Voices

How might God bless a divided America?

On a recent trip to the US, I went to church—and found myself pondering three liturgical moments.

It’s hard to know how to ask God to bless America right now. On a recent visit to the East Coast, I found friends and peers in a mixture of panic and denial about the coming November election. I did one thing on my visit, however, that gave me three thoughts about how not to feel so paralyzed. I went to church.

It was a conventional Eucharist at an Episcopal church. But three moments struck me in a special way. The first was the prayers of the people. I was conscious that when Donald Trump became president in 2017 there was controversy over the conventional prayer service being held for his tenure on the morning after his inauguration. It wasn’t clear if the service was a quasi-constitutional upholding of the presidency or some kind of personal endorsement of the specific office holder.

As I reflected on the prayers of the people, I pondered whether it is too small a thing that such a prayer service be an endorsement of one administration. Surely the Holy Spirit could make it an event where a wondrously kaleidoscopic diversity of Americans each took the microphone to articulate their respective prayers for the ensuing four years. Maybe America could be offered this invitation: “Let your heart expand. Let your mind encompass. Let your soul grow, through meeting, enjoying, and embracing one another. We believe we’re going to spend eternity together. So we’d best start today. Because Christianity’s about living God’s future now.”

America, like the church, shouldn’t be about where we’re all separately coming from. It should be about where we’re all together going.

The second moment that struck me was the offertory procession, in which the bread, wine, and money were brought to the altar. As I saw this taking place, my imagination again went to what the liturgy might be saying to this divided country. I thought about Isaiah 2:2: “In days to come the mountain of the Lord’s house shall be established as the highest of the mountains, and shall be raised above the hills; all the nations shall stream to it.” I imagined every tribe and race and people streaming into this church, proudly bearing the trophies and symbols and glories of their heritage and narrative and dreams. And I pictured each walking up the aisle and placing those icons on the altar—each one saying, These aren’t our identities to be protected—these are our gifts to be shared.

Gifts are given to be a blessing. And perhaps the nation might behold, on livestream: behold God blessing America, behold that God has blessed America with everything it needs to flourish and to be a blessing to the world. In worship, we both affirm our gifts and let go of them to allow them to be placed on the altar—to become a blessing not just to us but to all God’s people. Likewise, in some kind of national pageant the whole nation could offer its gifts to bless each other. Identities could be affirmed and transcended. Possessions could be turned into gifts. Differences could become assets. Diversity could enrich. The life of the nation could become a prayer that the Holy Spirit would turn the water of its existence into the wine of God’s essence and turn life into eternal life. Maybe that’s how God could bless America.

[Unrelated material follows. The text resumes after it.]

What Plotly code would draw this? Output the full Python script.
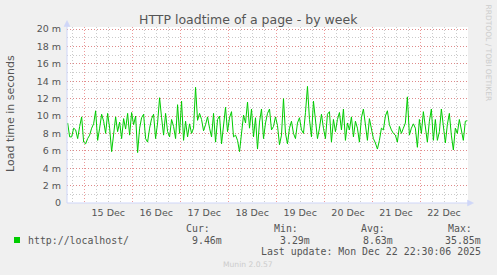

My final pondering came during the distribution of communion. I recalled a visit to a convention in the Deep South. Clergy nervously chuckled that the political dividing line between red and blue in their diocese was the altar rail. But it wasn’t as simple as that. Several congregations were that somewhat rare thing in an American church: an even split of Democratic and Republican. But rather than a source of discomfort, tension, and denial, I wondered if it were a holy, rich, important opportunity.

So I said, “Your diocese could stop being an embarrassed poor relation in this country and this church. It could be a beacon of hope. Because think about that altar rail. Every Sunday your congregation comes to that altar rail, and what it’s saying in doing so is this: we may be divided on culture wars, foreign policy, and migration, but this altar rail reminds us we are one body because we’re members of Christ’s body. And who we are together is more fundamental than what we think apart. It’s too small a thing that you’re self-conscious and embarrassed about your political divisions. The Holy Spirit is giving you the power to witness to the whole world about our fundamental identity as Christ’s body, an identity that transcends political divisions. You are doing something amazing not just for your denomination but for the whole country—and the whole world.”

Embarrassed and evasive congregations could become known throughout the land as beacons of hope for a process by which the most divided people in the nation find they have more in common than what separates them—and come to realize these divisions are luxuries the world can no longer afford.

There is widespread dismay about the direction the United States is going. The most distressing thing about this is the sense of powerlessness among those who long for it to choose a different path. And when those people are Christians, it’s even more distressing, because in worship those people have in their daily and weekly practice the gifts God gives to reimagine the world. For Christians, politics doesn’t begin or end with our choice on a voting slip but with God’s choice to be with us.

Samuel Wells

Samuel Wells is the vicar of St. Martin-in-the-Fields in London and author of Humbler Faith, Bigger God.